Jeden z eurodeputowanych, cytowany przez RMF stwierdził, że PE "jest świadome interpretacji zapisów szczytu, którą stosują polskie i węgierskie władze, które chcą wykazać, że nie będzie powiązania budżetu z zasadami państwa prawa". Parlament chce w takim wypadku doprecyzować zapisy porozumienia.
PE chce powrotu do najostrzejszego zapisu
Dokument rezolucji ma zawierać wezwanie do przywrócenia pierwotnego zapisu Komisji Europejskiej z maja 2018 roku. Zapis mówi o tym, by decyzja o ewentualnym odbieraniu lub zamrażaniu pieniędzy w związku z łamaniem zasad państwa prawa zapadała w Radzie Unii tzw. odwróconą większością kwalifikowaną, co znacznie utrudniłaby jej odrzucenie.
W efekcie przyjęcia takiego zapisu, aby odrzucić ewentualną decyzję, należałoby posiadać większość przynajmniej 15 państw, reprezentujących dodatkowo 65 proc. mieszkańców Unii Europejskiej. W chwili obecnej taką większością można przyjąć decyzję.
Rezolucja ma zostać przegłosowana przez Parlament Europejski jutro.

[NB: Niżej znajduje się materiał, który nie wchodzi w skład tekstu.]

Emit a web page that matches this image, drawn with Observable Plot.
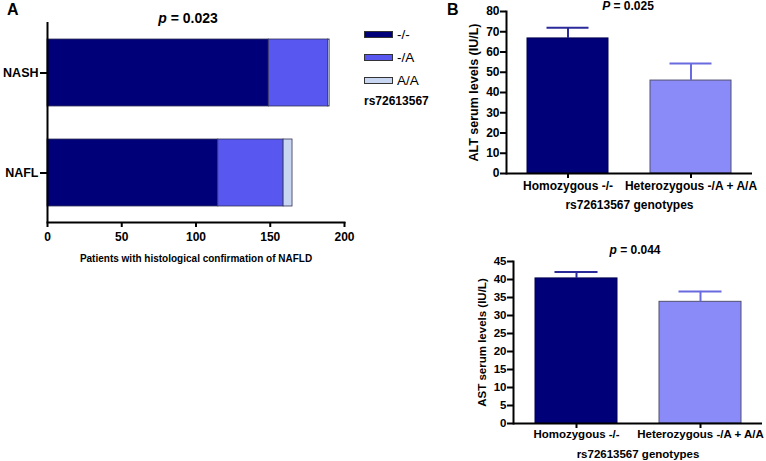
<!DOCTYPE html>
<html>
<head>
<meta charset="utf-8">
<script src="https://cdn.jsdelivr.net/npm/d3@7"></script>
<script src="https://cdn.jsdelivr.net/npm/@observablehq/plot@0.6"></script>
<style>
  body { margin: 0; background: #fff; }
  #wrap { position: relative; width: 766px; height: 461px; overflow: hidden; font-family: "Liberation Sans", Arial, sans-serif; color: #000; }
  .lbl { position: absolute; font-weight: bold; white-space: nowrap; line-height: 1; }
  .sw { position: absolute; width: 29px; height: 7px; box-sizing: border-box; border: 1px solid #333; }
  .lt { position: absolute; font-size: 13.5px; white-space: nowrap; line-height: 1; }
</style>
</head>
<body>
<div id="wrap"></div>
<script>
// ---------- Data ----------
const groups = ["NASH", "NAFL"];
const genotypes = ["-/-", "-/A", "A/A"];
const nashCounts = [149, 40, 1];
const naflCounts = [115, 44, 6];
const countTicks = [0, 50, 100, 150, 200];

const genotypeGroups = ["Homozygous -/-", "Heterozygous -/A + A/A"];
const altMean = [66.7, 45.9];
const altSem = [5.3, 8.4];
const altTicks = [0, 10, 20, 30, 40, 50, 60, 70, 80];
const astMean = [40.3, 33.8];
const astSem = [1.8, 2.9];
const astTicks = [0, 5, 10, 15, 20, 25, 30, 35, 40, 45];

const pA = "0.023", pB = "0.025", pC = "0.044";

// ---------- Styles ----------
const genoColors = ["#000078", "#5858F0", "#C8D6F2"];
const barFill = ["#000078", "#8A8AF8"];
const barStroke = ["#000050", "#505070"];
const errColor = ["#2A2A9A", "#6A6AE0"];
const FONT = "Liberation Sans, Arial, sans-serif";

const wrap = document.getElementById("wrap");
function place(el, left, top) {
  el.style.position = "absolute"; el.style.left = left + "px"; el.style.top = top + "px";
  wrap.appendChild(el);
}
function label(html, x, y, size, anchor) {
  const d = document.createElement("div");
  d.className = "lbl"; d.innerHTML = html; d.style.fontSize = size + "px";
  d.style.left = x + "px"; d.style.top = y + "px";
  d.style.transform = anchor === "middle" ? "translate(-50%,-50%)" : "translate(0,-50%)";
  wrap.appendChild(d);
}

// ---------- Panel A ----------
const rowsA = [];
groups.forEach((g, gi) => {
  const counts = gi === 0 ? nashCounts : naflCounts;
  genotypes.forEach((t, ti) => rowsA.push({group: g, genotype: t, count: counts[ti]}));
});
const plotA = Plot.plot({
  width: 430, height: 270,
  marginLeft: 47, marginRight: 86, marginTop: 22, marginBottom: 48,
  style: {fontFamily: FONT, fontWeight: "bold", color: "#000", background: "transparent", overflow: "visible"},
  x: {domain: [0, 200]},
  y: {domain: groups, paddingInner: 0.33, paddingOuter: 0.165},
  color: {domain: genotypes, range: genoColors},
  marks: [
    Plot.barX(rowsA, {x: "count", y: "group", fill: "genotype", stroke: "#333355", strokeWidth: 0.8}),
    Plot.axisX({ticks: countTicks, tickSize: 5, tickPadding: 5, strokeWidth: 2, fontSize: 12, label: null}),
    Plot.axisY({tickSize: 7, tickPadding: 2, strokeWidth: 2, fontSize: 12.5, label: null}),
    Plot.ruleX([0], {strokeWidth: 2}),
    Plot.frame({anchor: "bottom", strokeWidth: 2}),
    Plot.text(["Patients with histological confirmation of NAFLD"], {frameAnchor: "bottom", textAnchor: "middle", dy: 39, fontSize: 10, fontWeight: "bold"})
  ]
});
place(plotA, 0, 0);

label("A", 7, 10, 16);
label("<i>p</i> = " + pA, 188, 18, 14, "middle");
genotypes.forEach((t, i) => {
  const s = document.createElement("div");
  s.className = "sw"; s.style.background = genoColors[i];
  s.style.left = "364px"; s.style.top = (31 + i * 23) + "px";
  wrap.appendChild(s);
  const tx = document.createElement("div");
  tx.className = "lt"; tx.textContent = t;
  tx.style.left = "397px"; tx.style.top = (35 + i * 23) + "px"; tx.style.transform = "translate(0,-50%)";
  wrap.appendChild(tx);
});
label("rs72613567", 364, 101, 12);

// ---------- Panels B & C ----------
function barPanel(means, sems, ticks, yMax, opts) {
  const rows = genotypeGroups.map((g, i) => ({group: g, mean: means[i], sem: sems[i], i}));
  const marks = [];
  rows.forEach((r, i) => {
    marks.push(Plot.barY([r], {x: "group", y: "mean", fill: barFill[i], stroke: barStroke[i], strokeWidth: 1}));
    marks.push(Plot.ruleX([r], {x: "group", y1: "mean", y2: d => d.mean + d.sem, stroke: errColor[i], strokeWidth: 2}));
    marks.push(Plot.tickY([r], {x: "group", y: d => d.mean + d.sem, stroke: errColor[i], strokeWidth: 2, insetLeft: 19.5, insetRight: 19.5}));
  });
  marks.push(
    Plot.axisY({ticks, tickSize: 6, tickPadding: 1, strokeWidth: 2, fontSize: opts.fs, label: null}),
    Plot.axisX({tickSize: 5, tickPadding: opts.xtp, strokeWidth: 2, fontSize: opts.fs, label: null}),
    Plot.frame({anchor: "left", strokeWidth: 2}),
    Plot.ruleY([0], {strokeWidth: 2}),
    Plot.text([opts.xLabel], {frameAnchor: "bottom", textAnchor: "middle", dy: opts.xLabelDy, fontSize: opts.fs, fontWeight: "bold"}),
    Plot.text([opts.yLabel], {frameAnchor: "left", textAnchor: "middle", lineAnchor: "middle", dx: opts.yLabelDx, rotate: -90, fontSize: opts.yfs, fontWeight: "bold"})
  );
  return Plot.plot({
    width: 336, height: opts.height,
    marginLeft: opts.ml, marginRight: opts.mr, marginTop: opts.mt, marginBottom: opts.mb,
    style: {fontFamily: FONT, fontWeight: "bold", color: "#000", background: "transparent", overflow: "visible"},
    x: {domain: genotypeGroups, paddingInner: 0.34, paddingOuter: 0.17},
    y: {domain: [0, yMax]},
    marks
  });
}

const plotB = barPanel(altMean, altSem, altTicks, 80, {
  height: 230, ml: 76, mr: 14, mt: 11, mb: 57, fs: 12, yfs: 12.5, xtp: 3,
  xLabel: "rs72613567 genotypes", xLabelDy: 35,
  yLabel: "ALT serum levels (IU/L)", yLabelDx: -33
});
place(plotB, 430, 0);
label("B", 447, 10, 16);
label("<i>P</i> = " + pB, 628, 6, 12, "middle");

const plotC = barPanel(astMean, astSem, astTicks, 45, {
  height: 231, ml: 83, mr: 4, mt: 31, mb: 38, fs: 11.5, yfs: 11.5, xtp: 1,
  xLabel: "rs72613567 genotypes", xLabelDy: 34,
  yLabel: "AST serum levels (IU/L)", yLabelDx: -31
});
place(plotC, 430, 230);
label("<i>p</i> = " + pC, 635, 250, 12, "middle");
</script>
</body>
</html>
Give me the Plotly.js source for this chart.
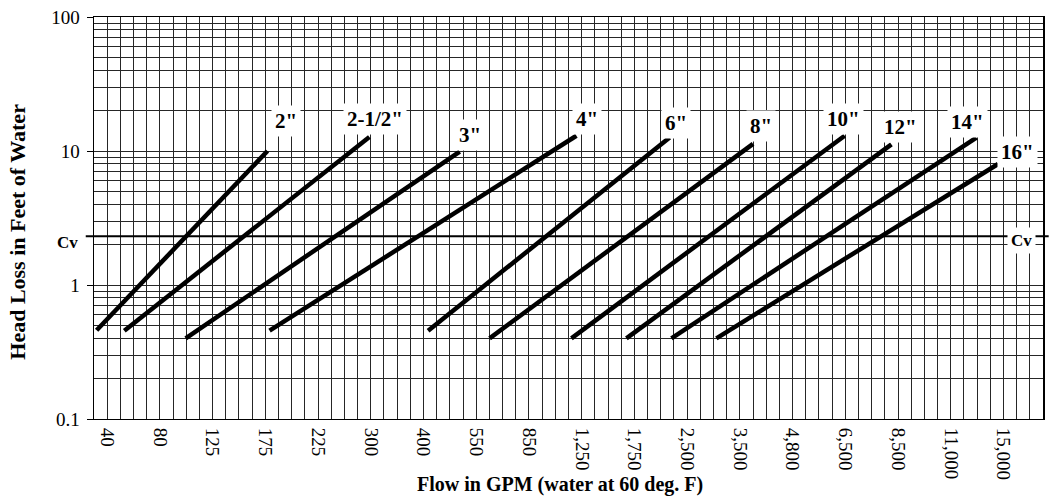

Pięć frakcji parlamentarnych zgodziło się na taki projekt, a frakcja Europejskich Konserwatystów i Reformatorów - jak podaje RMF - wycofała się z prac nad rezolucją. Do tej frakcji należy Prawo i Sprawiedliwość.
Przyjęcie rezolucji nie będzie oznaczało automatycznej zmiany w porozumieniu podpisanym po unijnym szczycie. Rozpocznie ona natomiast negocjacje Parlamentu Europejskiego z Radą Unii Europejskiej. Ostateczne głosowanie PE nad unijnym budżetem spodziewane jest dopiero w listopadzie.